Federal agencies today are operating in some of the most challenging financial climates in decades, with ever expanding expectations around accountability and performance. Many agencies struggle to balance the need for immediate action with taking a more long-term strategic approach. The National Academy of Public Administration (NAPA) stated that information linking budget, costs, and performance to support resource allocation decisions is one of the most needed types of analysis. Agencies have implemented a variety of solutions with wide-ranging outcomes, but one of the most successful undertakings was done by a multi-billion dollar service agency with over 2,000 offices across the country and approximately 70 percent of their budget in staffing. Their leadership understood that implementing ‘across the board’ cuts to programs and internal departments would significantly impact their ability to perform and disproportionally burden their services to the public.
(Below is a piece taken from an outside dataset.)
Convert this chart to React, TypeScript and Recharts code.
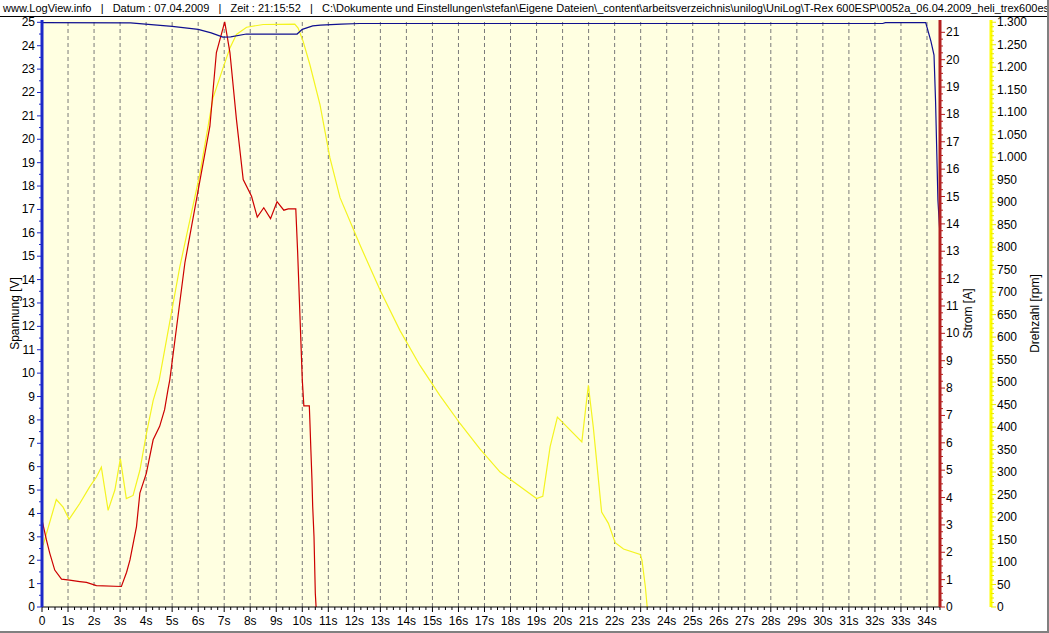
import React from "react";
import { CartesianGrid, Line, LineChart, ReferenceLine, XAxis, YAxis } from "recharts";

const secondTicks = [0, 1, 2, 3, 4, 5, 6, 7, 8, 9, 10, 11, 12, 13, 14, 15, 16, 17, 18, 19, 20, 21, 22, 23, 24, 25, 26, 27, 28, 29, 30, 31, 32, 33, 34];

// Spannung [V]
const voltTime = [0, 3.4, 5.0, 6.0, 6.5, 6.95, 7.25, 7.85, 9.8, 10.0, 10.4, 10.7, 11.5, 12.2, 32.3, 32.4, 33.95, 34.15, 34.27, 34.33, 34.42, 34.5];
const voltValues = [24.99, 24.98, 24.83, 24.7, 24.55, 24.37, 24.38, 24.5, 24.5, 24.7, 24.85, 24.88, 24.92, 24.95, 24.95, 24.99, 24.99, 24.2, 23.6, 21.6, 17.4, 15.9];

// Strom [A]
const ampTime = [0, 0.17, 0.3, 0.49, 0.75, 1.06, 1.45, 1.71, 2.09, 3.05, 3.25, 3.38, 3.63, 3.76, 4.01, 4.27, 4.52, 4.71, 4.84, 4.91, 5.49, 6.45, 6.7, 7.02, 7.22, 7.47, 7.73, 8.05, 8.27, 8.52, 8.78, 9.03, 9.29, 9.46, 9.75, 9.82, 10.0, 10.06, 10.27, 10.29, 10.33, 10.37, 10.4, 10.45, 10.5, 10.53];
const ampValues = [3.18, 2.45, 1.96, 1.35, 1.02, 0.98, 0.93, 0.9, 0.78, 0.75, 1.27, 1.72, 2.94, 4.16, 4.89, 6.11, 6.6, 7.21, 7.94, 8.3, 12.58, 17.57, 20.26, 21.38, 20.26, 17.82, 15.62, 15.01, 14.25, 14.59, 14.19, 14.81, 14.5, 14.55, 14.55, 13.0, 8.3, 7.35, 7.35, 6.84, 5.74, 4.7, 3.67, 2.57, 0.5, 0];

// Drehzahl [rpm]
const rpmTime = [0.04, 0.55, 0.81, 1.04, 1.45, 1.83, 2.09, 2.28, 2.54, 2.8, 3.01, 3.24, 3.5, 3.76, 4.01, 4.27, 4.5, 5.29, 6.06, 6.57, 6.96, 7.22, 7.47, 7.86, 8.5, 9.71, 9.84, 10.03, 10.29, 10.68, 11.06, 11.45, 12.23, 13.0, 13.75, 14.52, 15.29, 16.06, 16.83, 17.6, 19.0, 19.24, 19.52, 19.8, 20.74, 20.99, 21.18, 21.5, 21.76, 22.02, 22.34, 22.98, 23.05, 23.18, 23.25];
const rpmValues = [137, 239, 222, 195, 230, 267, 289, 311, 215, 260, 330, 241, 248, 304, 385, 459, 504, 755, 962, 1132, 1199, 1243, 1273, 1289, 1295, 1296, 1287, 1258, 1206, 1117, 999, 910, 803, 703, 615, 537, 470, 408, 351, 300, 241, 246, 356, 422, 367, 493, 400, 211, 186, 143, 129, 117, 104, 45, 0];

const font = "'Liberation Sans', Arial, sans-serif";
const header =
  "www.LogView.info   |   Datum : 07.04.2009   |   Zeit : 21:15:52   |   C:\\Dokumente und Einstellungen\\stefan\\Eigene Dateien\\_content\\arbeitsverzeichnis\\unilog\\UniLog\\T-Rex 600ESP\\0052a_06.04.2009_heli_trex600esp_65.log";

const toPoints = (ts: number[], vs: number[]) => ts.map((t, i) => ({ t, v: vs[i] }));

// minor tick positions between the labelled ones
const steps = (max: number, step: number) => {
  const out: number[] = [];
  for (let i = 0; i * step <= max + 1e-9; i++) out.push(Math.round(i * step * 1000) / 1000);
  return out;
};
const isMajor = (v: number, every: number) => Math.abs(v / every - Math.round(v / every)) < 1e-6;

const fmtRpm = (v: number) =>
  v >= 1000 ? `${Math.floor(v / 1000)}.${String(v % 1000).padStart(3, "0")}` : String(v);

function XTick({ x, y, payload }: any) {
  const major = isMajor(payload.value, 1);
  return (
    <g>
      <line x1={x} x2={x} y1={y} y2={y + (major ? 5 : 3)} stroke="#000" />
      {major && (
        <text x={x} y={y + 18} textAnchor="middle" fontSize={12} fontFamily={font} fill="#000">
          {payload.value === 0 ? "0" : `${payload.value}s`}
        </text>
      )}
    </g>
  );
}

function LeftTick({ x, y, payload, color }: any) {
  const major = isMajor(payload.value, 1);
  return (
    <g>
      <line x1={x - (major ? 5 : 3)} x2={x} y1={y} y2={y} stroke={color} />
      {major && (
        <text x={x - 7} y={y + 4} textAnchor="end" fontSize={12} fontFamily={font} fill="#000">
          {payload.value}
        </text>
      )}
    </g>
  );
}

function RightTick({ x, y, payload, color, every, fmt }: any) {
  const major = isMajor(payload.value, every);
  return (
    <g>
      <line x1={x} x2={x + (major ? 5 : 3)} y1={y} y2={y} stroke={color} />
      {major && (
        <text x={x + 6} y={y + 4} textAnchor="start" fontSize={12} fontFamily={font} fill="#000">
          {fmt ? fmt(payload.value) : payload.value}
        </text>
      )}
    </g>
  );
}

function AxisTitle({ viewBox, value, dx }: any) {
  if (!viewBox) return null;
  const cx = viewBox.x + dx;
  const cy = viewBox.y + viewBox.height / 2;
  return (
    <text
      x={cx}
      y={cy}
      transform={`rotate(-90 ${cx} ${cy})`}
      textAnchor="middle"
      dominantBaseline="central"
      fontSize={12}
      fontFamily={font}
      fill="#000"
    >
      {value}
    </text>
  );
}

export default function App() {
  return (
    <div
      style={{
        position: "absolute",
        left: 0,
        top: 0,
        width: 1047,
        height: 631,
        background: "#fff",
        borderRight: "2px solid #808080",
        borderBottom: "2px solid #808080",
        overflow: "hidden",
      }}
    >
      <div
        style={{
          position: "absolute",
          left: 0,
          top: 0,
          width: 1049,
          height: 16,
          borderBottom: "1px solid #000",
          fontFamily: font,
          fontSize: 11,
          lineHeight: "16px",
          paddingLeft: 3,
          whiteSpace: "pre",
          overflow: "hidden",
          color: "#000",
        }}
      >
        {header}
      </div>
      <LineChart width={1049} height={633} margin={{ top: 20, right: 0, bottom: 0, left: 0 }}>
        <CartesianGrid yAxisId="v" horizontal={false} vertical={false} fill="#ffffe1" fillOpacity={1} />
        <XAxis
          dataKey="t"
          type="number"
          domain={[0, 34.5]}
          ticks={steps(34.5, 0.25)}
          interval={0}
          tickSize={0}
          tickMargin={0}
          tickLine={false}
          tick={<XTick />}
          axisLine={{ stroke: "#000" }}
          height={26}
          allowDataOverflow
        />
        <YAxis
          yAxisId="v"
          orientation="left"
          domain={[0, 25.1]}
          ticks={steps(25, 0.5)}
          interval={0}
          width={42}
          tickSize={0}
          tickMargin={0}
          tickLine={false}
          tick={<LeftTick color="#1c28c8" />}
          axisLine={{ stroke: "#1c28c8", strokeWidth: 3 }}
          allowDataOverflow
          label={<AxisTitle value="Spannung [V]" dx={15} />}
        />
        <YAxis
          yAxisId="a"
          orientation="right"
          domain={[0, 21.45]}
          ticks={steps(21, 0.25)}
          interval={0}
          width={51}
          tickSize={0}
          tickMargin={0}
          tickLine={false}
          tick={<RightTick color="#b42020" every={1} />}
          axisLine={{ stroke: "#b42020", strokeWidth: 3 }}
          allowDataOverflow
          label={<AxisTitle value="Strom [A]" dx={28} />}
        />
        <YAxis
          yAxisId="r"
          orientation="right"
          domain={[0, 1305]}
          ticks={steps(1300, 10)}
          interval={0}
          width={58}
          tickSize={0}
          tickMargin={0}
          tickLine={false}
          tick={<RightTick color="#e8e800" every={50} fmt={fmtRpm} />}
          axisLine={{ stroke: "#ffff00", strokeWidth: 3 }}
          allowDataOverflow
          label={<AxisTitle value="Drehzahl [rpm]" dx={44} />}
        />
        {secondTicks.slice(1).map((s) => (
          <ReferenceLine key={s} x={s} yAxisId="v" stroke="#7a7a7a" strokeDasharray="4 3" />
        ))}
        <Line
          yAxisId="r"
          data={toPoints(rpmTime, rpmValues)}
          dataKey="v"
          type="linear"
          stroke="#f4f420"
          strokeWidth={1.2}
          dot={false}
          isAnimationActive={false}
        />
        <Line
          yAxisId="a"
          data={toPoints(ampTime, ampValues)}
          dataKey="v"
          type="linear"
          stroke="#cc0000"
          strokeWidth={1.2}
          dot={false}
          isAnimationActive={false}
        />
        <Line
          yAxisId="v"
          data={toPoints(voltTime, voltValues)}
          dataKey="v"
          type="linear"
          stroke="#101090"
          strokeWidth={1.2}
          dot={false}
          isAnimationActive={false}
        />
      </LineChart>
    </div>
  );
}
The federal agency, in one of our recent projects, began their right-sizing effort by utilizing a data-driven approach to examining workload. They accepted that each office and state across the country deals with a unique combination of programs and challenges that would not allow staffing to be based solely on public demand for programs. They faced a complex organizational problem, which would require an approach that captures their complexity and reduces it to understandable components and includes the factors and variables that speak to overall resource effectiveness. The answer? Human Capital Analytics.
Agencies need to look beyond traditional reactionary tactics and adopt a holistic, comprehensively planned approach to examining the workforce, performance, and finances. Human Capital Analytics is an invaluable and cost-effective tool for organizations, especially during difficult financial periods and increased public scrutiny.